Tuesday 9 December 2014

The Eleven Second Sprint: The Insane Mathematics of Trying to Open The Door To Delivery Men

It's happened four times this past week. I've been sitting working at my desk when the doorbell has rang. Ever alert to the buzz, I immediately stopped what I was doing, leapt up, ran out of my office and down the one flight of stairs (about fifteen steps) to the front door. Each time it took me perhaps no more than eleven seconds to move from my desk to that blast of cold fresh air and delivery man odour (aka Denim for Men). Yet every single time, I found the delivery man already standing at the front gate on his way back to his van.

Of course, they all turned back and a couple said 'oh, I was nearly gone' to which I replied (slightly breathless) 'you don't exactly give me much time!' They usually smirk and say 'I can't wait around all day.' Apparently delivery men equate anything over eleven seconds to the full 24 hour day.

Despite my size, I am  a fairly quick mover. Somebody smaller or younger or a bit more 'Usain Bolt' might shave a bit of time off my eleven second record. I have a trolley filled with dip pens and ink near the door and I have to squeeze past it to get through. But eleven seconds, I think, is a fairly good time from a sitting start.

What's shocking to think is that had I taken fifteen or twenty seconds, then the delivery guy would have been back in his van and giving his throttle some ankle. I recently had to run from a different room and took perhaps twenty seconds to get to the door only to find the delivery guy climbing back into his van. He was sneering when I literally had to run out into the road to wave him down and he was in a severely unhappy mood when he finally pulled my computer hardware from the back of his van. He didn't even say a word to me.

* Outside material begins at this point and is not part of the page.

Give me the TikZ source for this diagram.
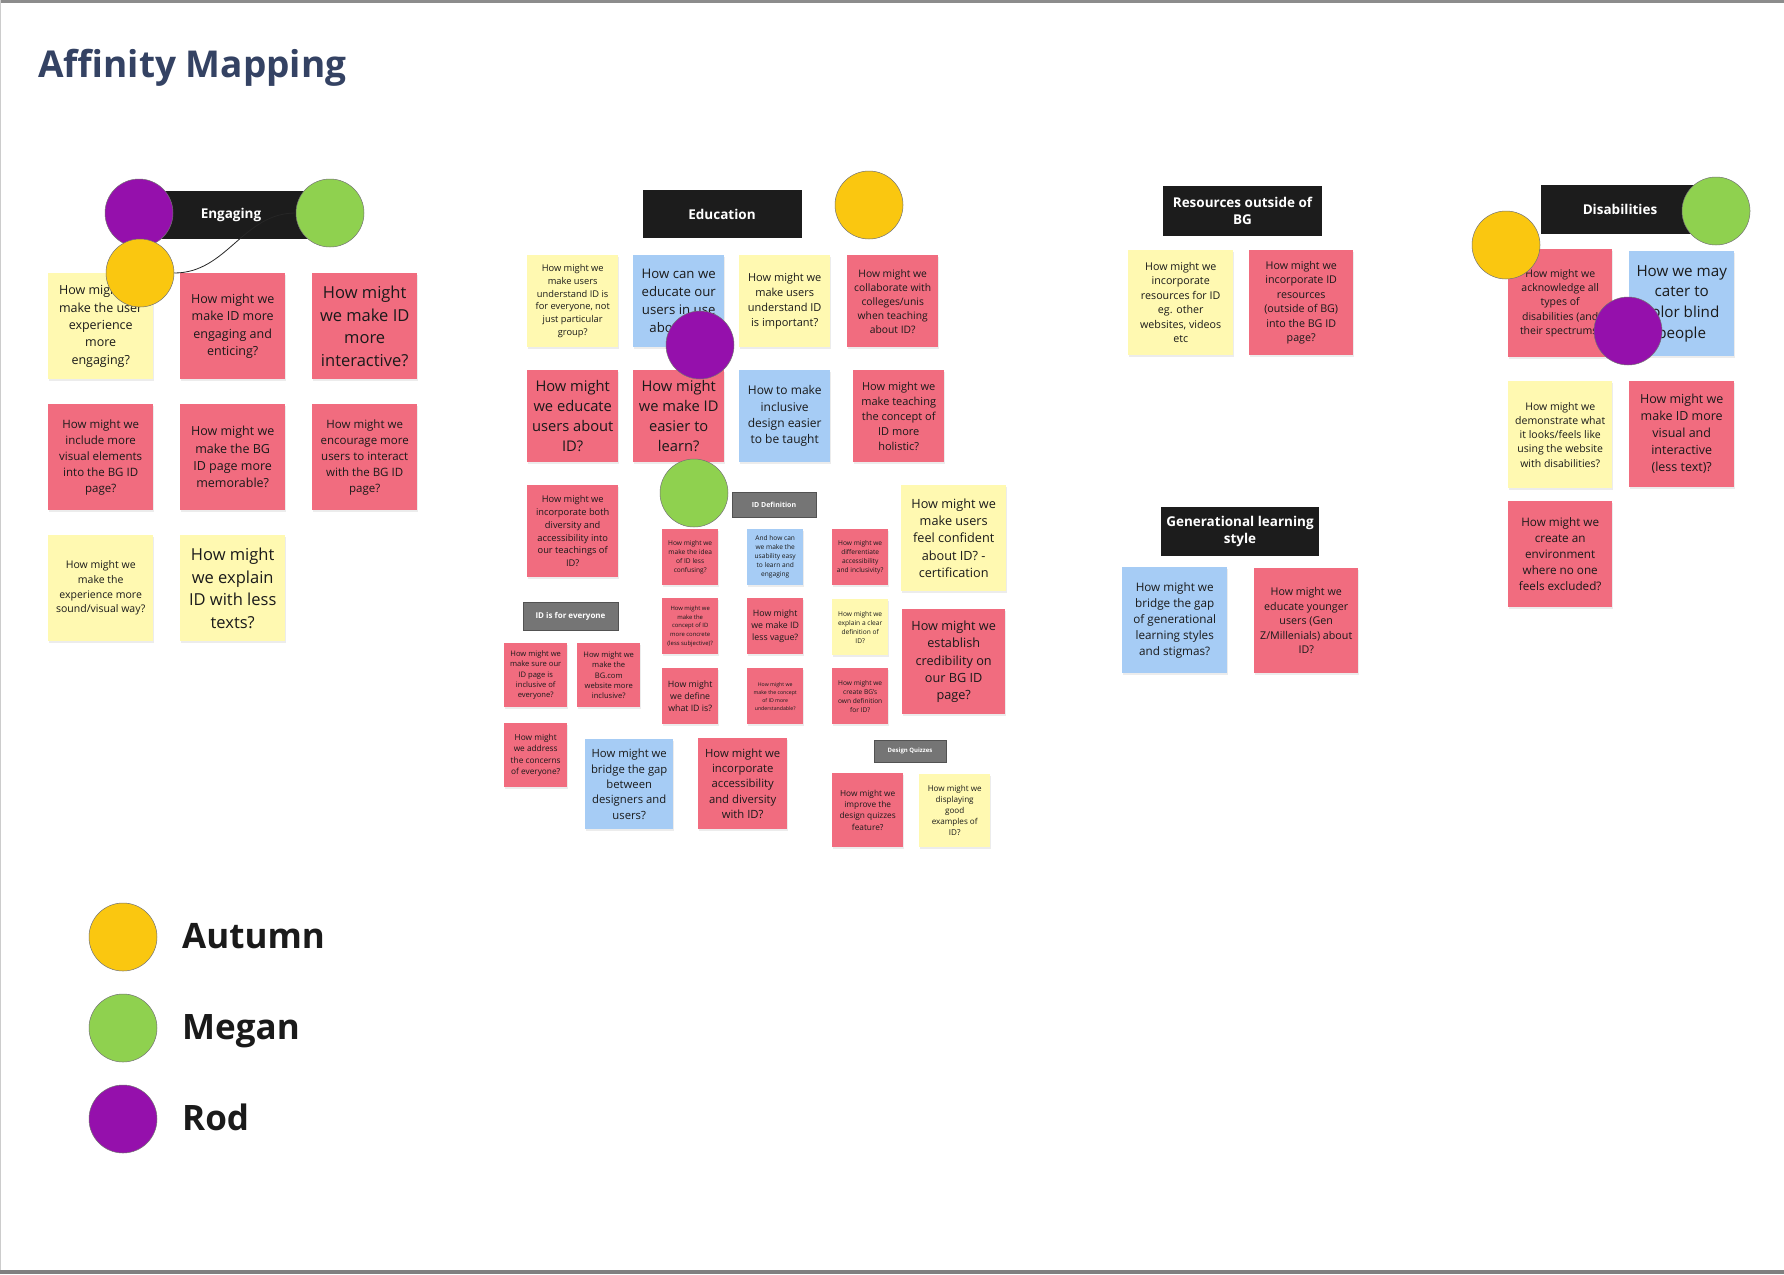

Now, I know that delivery men have miserable jobs, dominated by hemorrhoids and road rage. I know they're asked to deliver too much during a busy season and that ruptures are an occupational hazard. I know they can't go home, back to their UKIP flags and tattooed children,* until they've emptied their vans. I know that people selfishly order things knowing that they'll never be in to receive them. I have neighbours on three sides who do just that.

However, how quickly do delivery guys think those of us who are home should move and how close to the front door do they think we should live our lives?

My theory is that they must spend their entire day calling at homes where there's nobody in. They have therefore calculated that it's more efficient to ring a doorbell and immediately walk away because in over 50% of cases, nobody will ever answer the door. It's therefore more efficient, in their minds, to have to walk back in the less than 50% of houses where there's somebody in because in over 50% of visits, they save themselves the time of waiting on the doorstep.

This, of course, is a logical fallacy. If they immediately walk away after ringing the bell, they won't ever see people answering the door should those people take more than eleven seconds. And, I further speculate, most people (especially the old and/or infirm) will take more than eleven seconds to get to their front door. It therefore becomes a self-fulfilling prophesy. Delivery men think there are fewer people at home because they only give us eleven sodding seconds to answer the door.

None of which helps me. I still only have eleven seconds to answer the door before the delivery guy disappears up the street. What I ideally need is some kind of mantrap linked to the doorbell. Only, given these days of dumb political correctness, if I did dig myself a pit and had all delivery men fall into a sealed chamber where they'd have to wait until I arrived to deal with them, some people would say that I'd be in the wrong.

It's a mad world.

* A terrible stereotype** used only for comic effect and for which I can only apologise.
** However, a generally accurate stereotype.